The Wine of Solitude is a deeply personal novel, somehow describing the personal pain of the protagonist and the universal pain of entering the inhospitable world of adulthood.   However, the novel is also a commentary on Russia, which forced Helene into exile.  The Revolution did not bring joy to people like Helene. Instead, it brought a new level of chaos, decay, and disorder.  In fact, its chief visual legacy for Helene was garbage.  As the author remarks:  "In the darkness they could smell the rancid odor of the canals;  no one had bothered to clean them since the February Revolution;  no one bothered to repair their stones;  the city was crumbling beneath the weight of the water, slowly disintegrating, becoming a city of smoke, illusions and fog, retreating into a void."

The chaos of post-revolutionary Russia soon led to exile, which often entailed new forms of confusion and anxiety, if not also delusion.  Where should exiles go if they could no longer live in their homeland?  "They talked about Shanghai, Tehran, Constantinople.  They had to leave.  But where should they go?  Danger was everywhere, but since everyone was in the same boat it seemed less urgent;  it would pass."  Helene ultimately landed in France, physically safe and still relatively rich.  But of course even safety can be experienced as trauma if one's father remains psychologically distant, and one's mother is your rival rather than protector.
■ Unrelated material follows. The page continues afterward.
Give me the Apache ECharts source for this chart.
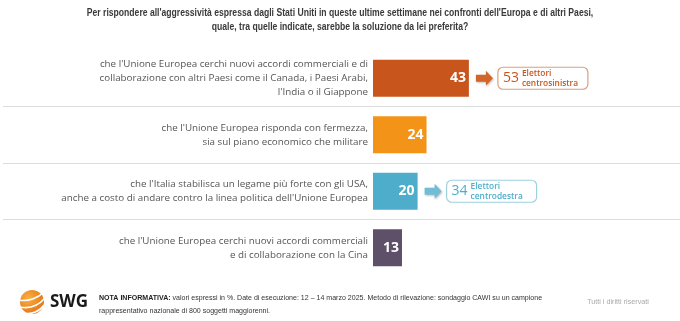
<!DOCTYPE html>
<html><head><meta charset="utf-8">
<script src="https://cdn.jsdelivr.net/npm/echarts@6/dist/echarts.min.js"></script>
<style>html,body{margin:0;padding:0;background:#fff}#c{width:680px;height:321px}</style>
</head><body><div id="c"></div>
<script>
const titleLines = [
  "Per rispondere all'aggressività espressa dagli Stati Uniti in queste ultime settimane nei confronti dell'Europa e di altri Paesi,",
  "quale, tra quelle indicate, sarebbe la soluzione da lei preferita?"
];
const categories = [
  "che l'Unione Europea cerchi nuovi accordi commerciali e di\ncollaborazione con altri Paesi come il Canada, i Paesi Arabi,\nl'India o il Giappone",
  "che l'Unione Europea risponda con fermezza,\nsia sul piano economico che militare",
  "che l'Italia stabilisca un legame più forte con gli USA,\nanche a costo di andare contro la linea politica dell'Unione Europea",
  "che l'Unione Europea cerchi nuovi accordi commerciali\ne di collaborazione con la Cina"
];
const values = [43, 24, 20, 13];
const barColors = ['#c8561c', '#f39419', '#4eadcb', '#5d5068'];
const subgroupValues = [53, null, 34, null];
const subgroupLabels = ['Elettori\ncentrosinistra', null, 'Elettori\ncentrodestra', null];
const subgroupColors = ['#c8561c', null, '#4eadcb', null];
const subgroupBorders = ['#d9a07e', null, '#9fd0e2', null];
const arrowColors = ['#d2652a', null, '#72bcd6', null];
const noteBold = 'NOTA INFORMATIVA:';
const noteText1 = ' valori espressi in %. Date di esecuzione: 12 – 14 marzo 2025. Metodo di rilevazione: sondaggio CAWI su un campione';
const noteText2 = 'rappresentativo nazionale di 800 soggetti maggiorenni.';
const rightsText = 'Tutti i diritti riservati';

const chart = echarts.init(document.getElementById('c'), null, {renderer: 'canvas'});
const annData = [];
values.forEach((v, i) => { if (subgroupValues[i] != null) annData.push({value: [v, i, subgroupValues[i]], idx: i}); });

const catFont = 'Open Sans';
const narrow = 'Liberation Sans, sans-serif';

chart.setOption({
  animation: false,
  grid: [
    {left: 373, right: 84, top: 50, bottom: 45},
    {left: 3, right: 0, top: 50, bottom: 45}
  ],
  xAxis: [
    {gridIndex: 0, type: 'value', min: 0, max: 100, show: false},
    {gridIndex: 1, type: 'value', min: 0, max: 100, show: false}
  ],
  yAxis: [
    {gridIndex: 0, type: 'category', data: categories, inverse: true,
      axisLine: {show: false}, axisTick: {show: false}, splitLine: {show: false},
      axisLabel: {margin: 5, fontFamily: catFont, fontSize: 9.8, color: '#555', lineHeight: 14, align: 'right'}},
    {gridIndex: 1, type: 'category', data: categories, inverse: true,
      axisLine: {show: false}, axisTick: {show: false}, axisLabel: {show: false},
      splitLine: {show: true, showMinLine: false, showMaxLine: false, lineStyle: {color: '#dcdcdc', width: 1.2}}}
  ],
  series: [
    {
      type: 'bar', xAxisIndex: 0, yAxisIndex: 0, barWidth: 37,
      data: values.map((v, i) => ({value: v, itemStyle: {color: barColors[i]}})),
      label: {show: true, position: 'insideRight', distance: 3, color: '#fff', fontFamily: 'Open Sans', fontWeight: 'bold', fontSize: 14}
    },
    {
      type: 'custom', xAxisIndex: 0, yAxisIndex: 0, data: annData,
      renderItem: function (params, api) {
        const item = annData[params.dataIndex];
        const i = item.idx;
        const p = api.coord([api.value(0), api.value(1)]);
        const x0 = p[0] + 7, y = p[1];
        const bx = p[0] + 29;
        return {
          type: 'group',
          children: [
            {type: 'polygon', shape: {points: [[x0, y - 3.5], [x0 + 10, y - 3.5], [x0 + 10, y - 7.5], [x0 + 17, y], [x0 + 10, y + 7.5], [x0 + 10, y + 3.5], [x0, y + 3.5]]},
              style: {fill: arrowColors[i], shadowBlur: 2, shadowColor: 'rgba(0,0,0,0.25)', shadowOffsetX: 1, shadowOffsetY: 1}},
            {type: 'rect', shape: {x: bx, y: y - 11, width: 90, height: 22, r: 5},
              style: {fill: '#fff', stroke: subgroupBorders[i], lineWidth: 1.2}},
            {type: 'text', x: bx + 5, y: y, style: {text: String(api.value(2)), fill: subgroupColors[i], fontFamily: 'Open Sans', fontSize: 14, verticalAlign: 'middle', align: 'left'}},
            {type: 'text', x: bx + 24, y: y, scaleX: 0.88, style: {text: subgroupLabels[i], fill: subgroupColors[i], fontFamily: 'Open Sans', fontWeight: 600, fontSize: 9.5, lineHeight: 9.5, verticalAlign: 'middle', align: 'left'}}
          ]
        };
      }
    }
  ],
  graphic: [
    {type: 'text', x: 340, y: 6, scaleX: 0.82, style: {text: titleLines.join('\n'), fontFamily: narrow, fontSize: 10.5, fontWeight: 'bold', fill: '#3a3a3a', lineHeight: 14, align: 'center', verticalAlign: 'top'}},
    {type: 'circle', shape: {cx: 32, cy: 302, r: 12},
      style: {fill: new echarts.graphic.RadialGradient(0.35, 0.35, 0.8, [{offset: 0, color: '#fbb040'}, {offset: 1, color: '#e06a12'}])}},
    {type: 'bezierCurve', shape: {x1: 19, y1: 300, x2: 44, y2: 292, cpx1: 28, cpy1: 302, cpx2: 38, cpy2: 298}, style: {stroke: '#fff', lineWidth: 1.6, fill: null}},
    {type: 'bezierCurve', shape: {x1: 20, y1: 307, x2: 45, y2: 298, cpx1: 30, cpy1: 309, cpx2: 39, cpy2: 305}, style: {stroke: '#fff', lineWidth: 1.6, fill: null}},
    {type: 'bezierCurve', shape: {x1: 23, y1: 313, x2: 44, y2: 305, cpx1: 32, cpy1: 315, cpx2: 40, cpy2: 311}, style: {stroke: '#fff', lineWidth: 1.6, fill: null}},
    {type: 'text', x: 50, y: 302, style: {text: 'SWG', fontFamily: 'Open Sans', fontWeight: 'bold', fontSize: 17, fill: '#1a1a1a', verticalAlign: 'middle'}},
    {type: 'text', x: 99, y: 298, scaleX: 0.88, style: {text: '{b|' + noteBold + '}' + noteText1, fontFamily: narrow, fontSize: 8, fill: '#333', verticalAlign: 'middle',
      rich: {b: {fontWeight: 'bold', fontFamily: narrow, fontSize: 8, fill: '#222'}}}},
    {type: 'text', x: 99, y: 311, scaleX: 0.88, style: {text: noteText2, fontFamily: narrow, fontSize: 8, fill: '#333', verticalAlign: 'middle'}},
    {type: 'text', x: 618, y: 302, scaleX: 0.9, style: {text: rightsText, fontFamily: narrow, fontSize: 8, fill: '#aaa', verticalAlign: 'middle', align: 'center'}}
  ]
});
</script></body></html>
A few quotes from the book: 

...she was always sad, complaining, anxious: everything was an excuse for her to sigh, to lament. "Life is bad," she would say.  "God is terrible.  Men are harsh..."

Take my time, my care, my blood, my flesh...she seemed to be saying as she stared at them with her soft, dead eyes.

Her entire life was scarred by the marks of misfortune and unhappiness;  she had experienced poverty, illness, the death of people she loved;  her husband had cheated on her, betrayed her;  she felt that her daughter and her husband could barely stand her.  She had been born old, anxious, weary, while everyone around her was overflowing with vitality and passionate desires.  But her main affliction was a kind of prophetic sadness;  she seemed more included to fear the future than weep for the past.

A rush of anguish suddenly ran through the child, making her shudder;  she sat in a corner holding a book, quiet and alone;  she felt as if she could sense the solitude of the grave;  the room became hostile and frightening;  beyond the narrow circle of the light from the lamp, darkness reigned;  the shadows slithered toward Helene, rising to engulf her;  she strained to push them away, like a swimmer pushing back the water with his arms.

It was late autumn and the children were confined to the safety of their room, to protect them from the cold air that Russians feared as if it were a plague.

On one side of her was her husband, who wore glasses and had cold, pale hands;  on the other her long-standing lover, who was even older, fatter, and balder than her husband.

"Your hair's no naturally curly, is it?" Her lips were so pursed that they words came out in a kind of soft whistle, like the sound of a flute.
"Jealous bitch," thought Helene.

"Did you also know Safronov senior when he was at the height of his success?" asked Madame Manasse.  "When I came to live here he was already old."
"Yes, I did know him.  He squandered three fortunes:  his mother's, his wife's and his daughter's, who had some money left to her by his wife's father.  Three fortunes..."

Oh, how she hated Mademoiselle Rose.  It was a shy hatred, but a profound one.

"Live with the dogs, not like them," he sometimes told Karol, since Karol loved gambling, wine and women.

"What is in the interest of Russia," Chestov said harshly and looked around him, haughtily scrutinizing everyone as if to remind them all that he was the representative of the government and had the right to look deep into their hearts and souls in the name of the Emperor.

"What am I complaining about?" she thought. "I'm no different from anyone else.  Of course, everyone's house has an adulterous wife, unhappy children, and busy men who think only of money.